Gas chromatography mass spectrometry (GC-MS) has a thermal degradation problem, and it is more pervasive than many scientists might have guessed. True, the heat that GC-MS uses to vaporize samples has been known to alter the structures of specific molecules. But now a metabolomics investigation has shown that GC-MS can skew molecular profiles, altering the structures of as many as 40% of the molecules of interest.
This negative result, unlike many negative results, has been given due prominence. It appeared online October 4 in the journal Analytical Chemistry, in an article entitled, “Thermal Degradation of Small Molecules: A Global Metabolomic Investigation.” According to this article, which was contributed by scientists from The Scripps Research Institute (TSRI), small molecules and metabolites undergo significant time-sensitive alteration when exposed to elevated temperature, especially those conditions consistent with GC-MS experiments.
“We found that even relatively low temperatures used in GC-MS can have a detrimental effect on small molecule analysis,” said study senior author Gary Siuzdak, Ph.D., senior director of TSRI's Scripps Center for Metabolomics and professor of chemistry and molecular and computational biology.
In the TSRI study, a set of small molecule standards and, separately, human plasma metabolites were heated, at different temperatures and for different durations, under GC-MS-like sample conditions. Then the samples were analyzed by liquid chromatography coupled to electron spray ionization mass spectrometry (LC-MS), a technique that does not subject molecules to thermal degradation. Finally, the resulting data were processed by XCMS Online, a metabolomics platform developed in the Siuzdak lab.
It turned out that small molecules transformed and even disappeared during the experiment, throwing into question the nature of the data being generated by GC-MS.
“[Heating] at an elevated temperature of 100°C had an appreciable effect on both the un-derivatized and derivatized molecules, and heating at 250°C created substantial changes in the profile,” wrote the authors of the Analytical Chemistry article. “For example, over 40% of the molecular peaks were altered in the plasma metabolite analysis after heating (250°C, 300s) with a significant formation of upregulated, degradation and transformation products.”
These results may generate their own kind of heat, given that GC-MS is such a venerable and familiar technology. For more than 50 years, chemists and biologists have used GC-MS to identify and measure concentrations of small molecules. When a sample is injected in a GC-MS system, it is heated and vaporized.

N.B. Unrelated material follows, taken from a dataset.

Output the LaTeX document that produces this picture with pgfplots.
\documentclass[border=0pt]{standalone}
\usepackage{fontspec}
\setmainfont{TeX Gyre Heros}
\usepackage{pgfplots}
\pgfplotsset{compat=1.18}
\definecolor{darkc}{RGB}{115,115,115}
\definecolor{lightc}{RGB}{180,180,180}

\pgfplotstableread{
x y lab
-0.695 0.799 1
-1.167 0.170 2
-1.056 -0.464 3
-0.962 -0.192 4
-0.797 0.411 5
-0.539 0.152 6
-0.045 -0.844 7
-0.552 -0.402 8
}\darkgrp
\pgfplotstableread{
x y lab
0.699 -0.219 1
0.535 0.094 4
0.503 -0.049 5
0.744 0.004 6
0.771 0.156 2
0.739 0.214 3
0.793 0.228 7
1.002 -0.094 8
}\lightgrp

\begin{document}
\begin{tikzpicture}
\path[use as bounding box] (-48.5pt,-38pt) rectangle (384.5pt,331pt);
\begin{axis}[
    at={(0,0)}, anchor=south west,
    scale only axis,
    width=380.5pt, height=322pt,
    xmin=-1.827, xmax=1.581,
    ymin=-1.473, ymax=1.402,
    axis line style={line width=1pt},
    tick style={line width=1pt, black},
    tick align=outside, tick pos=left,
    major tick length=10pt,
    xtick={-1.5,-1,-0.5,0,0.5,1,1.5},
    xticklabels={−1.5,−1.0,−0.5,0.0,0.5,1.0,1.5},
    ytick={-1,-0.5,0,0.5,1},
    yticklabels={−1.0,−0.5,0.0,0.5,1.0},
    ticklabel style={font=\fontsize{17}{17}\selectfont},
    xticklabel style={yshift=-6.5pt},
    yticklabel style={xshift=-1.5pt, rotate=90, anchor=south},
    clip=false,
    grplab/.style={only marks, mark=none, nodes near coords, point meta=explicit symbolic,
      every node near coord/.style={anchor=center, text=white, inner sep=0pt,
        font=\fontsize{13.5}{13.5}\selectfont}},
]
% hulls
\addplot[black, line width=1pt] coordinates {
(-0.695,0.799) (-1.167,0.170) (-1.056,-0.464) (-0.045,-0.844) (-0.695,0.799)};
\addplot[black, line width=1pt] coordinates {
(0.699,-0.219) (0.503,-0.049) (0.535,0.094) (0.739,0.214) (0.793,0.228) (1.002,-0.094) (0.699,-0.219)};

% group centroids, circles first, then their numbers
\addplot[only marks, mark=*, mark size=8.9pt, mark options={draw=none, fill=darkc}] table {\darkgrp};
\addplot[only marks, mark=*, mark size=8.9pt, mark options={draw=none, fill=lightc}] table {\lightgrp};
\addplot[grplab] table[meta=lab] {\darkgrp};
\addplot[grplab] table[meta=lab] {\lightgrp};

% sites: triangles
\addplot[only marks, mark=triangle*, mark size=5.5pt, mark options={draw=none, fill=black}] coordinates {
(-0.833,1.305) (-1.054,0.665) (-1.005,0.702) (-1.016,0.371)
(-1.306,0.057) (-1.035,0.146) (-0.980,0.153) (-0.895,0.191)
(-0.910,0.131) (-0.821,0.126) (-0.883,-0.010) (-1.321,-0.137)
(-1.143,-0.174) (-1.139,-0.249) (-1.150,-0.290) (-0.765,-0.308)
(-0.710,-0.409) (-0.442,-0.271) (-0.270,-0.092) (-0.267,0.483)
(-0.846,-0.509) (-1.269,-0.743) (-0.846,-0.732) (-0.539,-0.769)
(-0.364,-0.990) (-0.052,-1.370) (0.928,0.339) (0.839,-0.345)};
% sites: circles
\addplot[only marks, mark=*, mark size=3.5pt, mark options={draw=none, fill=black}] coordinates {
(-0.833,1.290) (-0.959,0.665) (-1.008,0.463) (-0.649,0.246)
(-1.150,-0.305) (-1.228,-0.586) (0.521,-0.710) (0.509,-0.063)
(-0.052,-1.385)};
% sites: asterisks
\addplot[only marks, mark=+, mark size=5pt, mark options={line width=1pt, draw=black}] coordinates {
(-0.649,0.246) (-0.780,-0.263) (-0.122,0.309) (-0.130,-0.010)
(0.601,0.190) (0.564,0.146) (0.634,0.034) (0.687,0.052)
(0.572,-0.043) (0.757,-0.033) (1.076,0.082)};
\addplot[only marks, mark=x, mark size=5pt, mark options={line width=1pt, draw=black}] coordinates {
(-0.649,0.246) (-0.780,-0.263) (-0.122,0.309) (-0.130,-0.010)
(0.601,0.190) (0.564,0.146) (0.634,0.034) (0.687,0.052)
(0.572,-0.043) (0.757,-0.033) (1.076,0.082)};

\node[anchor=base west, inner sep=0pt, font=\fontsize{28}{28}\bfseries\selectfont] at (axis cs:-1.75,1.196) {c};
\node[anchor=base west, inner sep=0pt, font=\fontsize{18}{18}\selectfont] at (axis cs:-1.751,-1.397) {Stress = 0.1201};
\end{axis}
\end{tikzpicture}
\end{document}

The vapor travels through a gas chromatography column and the molecules separate, allowing the mass spectrometer to measure the individual molecules in the sample. Today, GC-MS is widely used in thousands of laboratories for tasks such as chemical analysis, disease diagnosis, environmental monitoring, and even forensic investigations.
“In retrospect, there was very little to be surprised about: heat degrades molecules,” noted Dr. Siuzdak. “However we've simply taken for granted the extent of thermal degradation.”

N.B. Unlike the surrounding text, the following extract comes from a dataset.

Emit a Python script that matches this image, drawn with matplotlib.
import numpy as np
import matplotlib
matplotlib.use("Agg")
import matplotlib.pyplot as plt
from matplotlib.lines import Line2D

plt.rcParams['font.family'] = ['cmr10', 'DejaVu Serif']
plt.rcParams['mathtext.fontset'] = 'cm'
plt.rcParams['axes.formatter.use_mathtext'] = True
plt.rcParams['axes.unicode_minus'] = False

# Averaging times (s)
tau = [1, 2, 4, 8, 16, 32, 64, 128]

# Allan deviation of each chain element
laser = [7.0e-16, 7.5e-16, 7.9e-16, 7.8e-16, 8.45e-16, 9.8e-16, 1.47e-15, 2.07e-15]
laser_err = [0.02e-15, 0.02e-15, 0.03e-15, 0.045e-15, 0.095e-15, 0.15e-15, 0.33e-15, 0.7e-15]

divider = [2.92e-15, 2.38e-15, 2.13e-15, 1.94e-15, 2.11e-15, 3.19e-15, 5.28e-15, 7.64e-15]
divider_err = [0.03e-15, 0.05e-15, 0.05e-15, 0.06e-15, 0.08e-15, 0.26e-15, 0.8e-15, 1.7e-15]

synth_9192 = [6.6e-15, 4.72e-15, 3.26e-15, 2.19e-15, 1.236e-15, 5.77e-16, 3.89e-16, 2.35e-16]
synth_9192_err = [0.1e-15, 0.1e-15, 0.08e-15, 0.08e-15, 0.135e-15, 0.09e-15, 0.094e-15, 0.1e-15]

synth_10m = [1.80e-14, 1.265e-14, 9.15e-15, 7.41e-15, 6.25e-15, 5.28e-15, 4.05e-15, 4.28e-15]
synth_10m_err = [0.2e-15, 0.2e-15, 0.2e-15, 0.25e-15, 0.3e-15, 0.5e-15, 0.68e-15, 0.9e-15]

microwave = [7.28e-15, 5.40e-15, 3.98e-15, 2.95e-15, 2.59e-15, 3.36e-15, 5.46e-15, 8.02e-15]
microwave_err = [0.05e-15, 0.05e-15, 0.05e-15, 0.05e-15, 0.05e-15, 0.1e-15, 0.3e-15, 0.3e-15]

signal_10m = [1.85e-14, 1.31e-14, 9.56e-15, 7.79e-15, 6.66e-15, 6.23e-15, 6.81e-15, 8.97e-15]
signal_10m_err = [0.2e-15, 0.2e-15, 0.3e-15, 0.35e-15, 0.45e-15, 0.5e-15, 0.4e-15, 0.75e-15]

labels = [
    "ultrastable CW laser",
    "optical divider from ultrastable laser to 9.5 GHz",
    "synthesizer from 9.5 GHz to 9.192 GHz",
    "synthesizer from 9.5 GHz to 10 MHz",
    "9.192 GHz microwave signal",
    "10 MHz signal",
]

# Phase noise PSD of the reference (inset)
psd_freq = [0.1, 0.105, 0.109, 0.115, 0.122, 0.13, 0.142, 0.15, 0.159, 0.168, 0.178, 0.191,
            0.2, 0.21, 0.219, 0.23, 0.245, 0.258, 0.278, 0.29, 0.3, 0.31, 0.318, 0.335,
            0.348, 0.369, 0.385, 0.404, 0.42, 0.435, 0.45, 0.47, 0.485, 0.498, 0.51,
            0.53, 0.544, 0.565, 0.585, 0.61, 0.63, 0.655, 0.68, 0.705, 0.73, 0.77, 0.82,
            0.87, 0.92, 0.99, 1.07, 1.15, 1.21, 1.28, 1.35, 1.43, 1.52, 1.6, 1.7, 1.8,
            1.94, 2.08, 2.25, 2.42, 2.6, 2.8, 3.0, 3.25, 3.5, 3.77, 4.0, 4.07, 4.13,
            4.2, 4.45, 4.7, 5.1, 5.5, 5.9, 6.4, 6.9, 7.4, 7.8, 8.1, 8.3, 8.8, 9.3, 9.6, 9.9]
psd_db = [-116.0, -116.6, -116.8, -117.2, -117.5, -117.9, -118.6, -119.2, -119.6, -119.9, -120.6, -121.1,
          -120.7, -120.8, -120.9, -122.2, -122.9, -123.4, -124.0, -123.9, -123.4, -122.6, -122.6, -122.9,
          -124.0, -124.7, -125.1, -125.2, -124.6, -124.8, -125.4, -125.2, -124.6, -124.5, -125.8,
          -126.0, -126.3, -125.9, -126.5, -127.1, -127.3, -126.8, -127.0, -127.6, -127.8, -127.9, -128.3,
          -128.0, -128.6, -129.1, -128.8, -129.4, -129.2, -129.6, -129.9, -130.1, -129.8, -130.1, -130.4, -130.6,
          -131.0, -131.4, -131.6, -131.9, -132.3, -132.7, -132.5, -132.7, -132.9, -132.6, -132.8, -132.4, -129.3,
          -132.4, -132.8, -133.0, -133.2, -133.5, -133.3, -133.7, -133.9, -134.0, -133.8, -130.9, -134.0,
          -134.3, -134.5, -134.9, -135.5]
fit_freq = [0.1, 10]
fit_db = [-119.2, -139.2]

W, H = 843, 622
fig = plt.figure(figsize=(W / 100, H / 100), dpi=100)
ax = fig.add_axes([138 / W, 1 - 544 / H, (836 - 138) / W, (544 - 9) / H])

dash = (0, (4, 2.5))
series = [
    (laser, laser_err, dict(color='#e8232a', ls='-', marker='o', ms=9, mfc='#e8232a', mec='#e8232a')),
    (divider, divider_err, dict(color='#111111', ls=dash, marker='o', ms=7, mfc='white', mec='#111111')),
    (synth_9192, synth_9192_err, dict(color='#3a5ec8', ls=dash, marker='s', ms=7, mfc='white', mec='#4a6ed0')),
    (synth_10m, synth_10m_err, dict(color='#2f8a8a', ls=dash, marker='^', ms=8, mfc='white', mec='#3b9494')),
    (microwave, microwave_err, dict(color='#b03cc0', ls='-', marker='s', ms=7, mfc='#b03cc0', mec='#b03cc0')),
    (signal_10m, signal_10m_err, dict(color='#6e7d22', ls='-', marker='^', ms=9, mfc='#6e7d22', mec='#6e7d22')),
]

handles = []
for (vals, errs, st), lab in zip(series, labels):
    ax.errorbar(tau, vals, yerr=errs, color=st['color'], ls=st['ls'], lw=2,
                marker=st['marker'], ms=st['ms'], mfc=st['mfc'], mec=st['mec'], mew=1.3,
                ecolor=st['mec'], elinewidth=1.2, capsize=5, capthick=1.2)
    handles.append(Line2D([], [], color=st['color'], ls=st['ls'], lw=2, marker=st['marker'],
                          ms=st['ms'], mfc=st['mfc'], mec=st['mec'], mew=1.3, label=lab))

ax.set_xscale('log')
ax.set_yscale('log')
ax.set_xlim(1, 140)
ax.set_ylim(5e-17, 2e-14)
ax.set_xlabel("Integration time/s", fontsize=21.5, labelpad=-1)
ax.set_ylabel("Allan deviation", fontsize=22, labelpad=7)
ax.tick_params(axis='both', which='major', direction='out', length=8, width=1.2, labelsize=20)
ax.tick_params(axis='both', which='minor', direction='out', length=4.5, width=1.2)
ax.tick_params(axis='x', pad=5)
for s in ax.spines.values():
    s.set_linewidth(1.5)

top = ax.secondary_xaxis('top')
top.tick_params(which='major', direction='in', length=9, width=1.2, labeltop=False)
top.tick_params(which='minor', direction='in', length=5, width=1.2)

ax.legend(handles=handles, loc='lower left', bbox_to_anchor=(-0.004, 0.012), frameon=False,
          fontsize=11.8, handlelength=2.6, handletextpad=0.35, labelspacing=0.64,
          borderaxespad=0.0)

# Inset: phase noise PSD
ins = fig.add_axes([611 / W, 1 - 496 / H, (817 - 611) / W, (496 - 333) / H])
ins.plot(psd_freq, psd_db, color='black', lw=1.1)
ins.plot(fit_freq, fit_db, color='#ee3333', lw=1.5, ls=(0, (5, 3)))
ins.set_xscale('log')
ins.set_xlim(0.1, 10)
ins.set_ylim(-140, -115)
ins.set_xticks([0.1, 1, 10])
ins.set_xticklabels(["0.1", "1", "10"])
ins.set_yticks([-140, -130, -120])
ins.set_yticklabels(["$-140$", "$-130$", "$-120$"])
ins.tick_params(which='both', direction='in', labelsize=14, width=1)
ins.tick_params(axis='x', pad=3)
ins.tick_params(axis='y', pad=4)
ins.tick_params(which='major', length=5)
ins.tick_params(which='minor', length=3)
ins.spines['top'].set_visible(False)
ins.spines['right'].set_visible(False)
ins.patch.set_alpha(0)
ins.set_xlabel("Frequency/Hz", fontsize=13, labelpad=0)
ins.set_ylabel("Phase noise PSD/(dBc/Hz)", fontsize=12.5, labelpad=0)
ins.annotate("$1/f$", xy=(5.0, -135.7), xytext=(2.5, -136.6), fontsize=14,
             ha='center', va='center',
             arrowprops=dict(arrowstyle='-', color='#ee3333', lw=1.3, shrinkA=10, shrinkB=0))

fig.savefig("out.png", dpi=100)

The researchers noted that even molecules not typically observed in GC-MS can also be transformed; for example, the energy metabolite adenosine triphosphate (ATP) was readily converted into adenosine monophosphate (AMP). This transformation is relevant for medical research because scientists often use a heating process to look at the ratio of ATP to AMP in cells to estimate the function of cellular components in aging and disease.
Thermal degradation could also explain why many scientists have detected many unknown molecular “peaks” in the past. Based on the new study, the researchers now believe these metabolites may be byproducts of the heating process—the result of reactions between metabolites as they degrade.

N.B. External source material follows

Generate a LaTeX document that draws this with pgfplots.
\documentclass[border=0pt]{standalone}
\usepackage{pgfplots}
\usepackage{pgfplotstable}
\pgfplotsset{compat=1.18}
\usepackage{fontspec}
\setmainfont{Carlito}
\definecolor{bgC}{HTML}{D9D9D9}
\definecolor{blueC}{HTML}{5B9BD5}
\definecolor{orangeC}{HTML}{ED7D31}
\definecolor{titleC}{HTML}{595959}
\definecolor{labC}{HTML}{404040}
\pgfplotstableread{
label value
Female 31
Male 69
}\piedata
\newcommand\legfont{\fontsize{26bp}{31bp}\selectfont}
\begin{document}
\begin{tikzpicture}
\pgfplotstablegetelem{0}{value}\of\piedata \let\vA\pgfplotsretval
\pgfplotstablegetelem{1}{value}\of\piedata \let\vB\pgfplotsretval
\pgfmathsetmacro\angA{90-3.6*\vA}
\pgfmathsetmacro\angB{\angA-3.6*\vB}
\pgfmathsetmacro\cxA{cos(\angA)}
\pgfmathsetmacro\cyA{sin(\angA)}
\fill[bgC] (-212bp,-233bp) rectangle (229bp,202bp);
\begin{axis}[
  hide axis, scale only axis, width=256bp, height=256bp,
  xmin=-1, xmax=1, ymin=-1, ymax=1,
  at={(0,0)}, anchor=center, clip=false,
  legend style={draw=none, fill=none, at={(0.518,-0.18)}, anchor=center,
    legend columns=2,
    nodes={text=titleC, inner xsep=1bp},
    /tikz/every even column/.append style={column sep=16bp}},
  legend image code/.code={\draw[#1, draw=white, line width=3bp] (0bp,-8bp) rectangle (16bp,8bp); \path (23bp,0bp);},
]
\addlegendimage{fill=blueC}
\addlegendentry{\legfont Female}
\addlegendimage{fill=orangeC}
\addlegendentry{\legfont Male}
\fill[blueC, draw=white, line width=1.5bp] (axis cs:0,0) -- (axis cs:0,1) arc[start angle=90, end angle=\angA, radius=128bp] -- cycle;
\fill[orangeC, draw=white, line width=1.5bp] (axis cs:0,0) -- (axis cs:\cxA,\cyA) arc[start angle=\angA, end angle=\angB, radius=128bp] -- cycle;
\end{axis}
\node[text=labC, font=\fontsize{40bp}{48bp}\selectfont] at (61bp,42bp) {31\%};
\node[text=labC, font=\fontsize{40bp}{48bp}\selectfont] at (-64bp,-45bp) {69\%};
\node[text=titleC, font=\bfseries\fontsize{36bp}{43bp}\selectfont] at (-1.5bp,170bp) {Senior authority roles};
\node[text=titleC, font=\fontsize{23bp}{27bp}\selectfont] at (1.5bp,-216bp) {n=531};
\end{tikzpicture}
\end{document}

The study’s results, though disconcerting, needn’t be demoralizing. If GC-MS has limitations, it may be just as well to know what they are, so that they can be accommodated. “Fortunately, these problems can be overcome with the use of standards in GC-MS as well as using newer, ambient temperature mass spectrometry technologies,” explained Dr. Siuzdak. “[Our] report will likely stimulate more scientists to move to these less destructive alternatives.”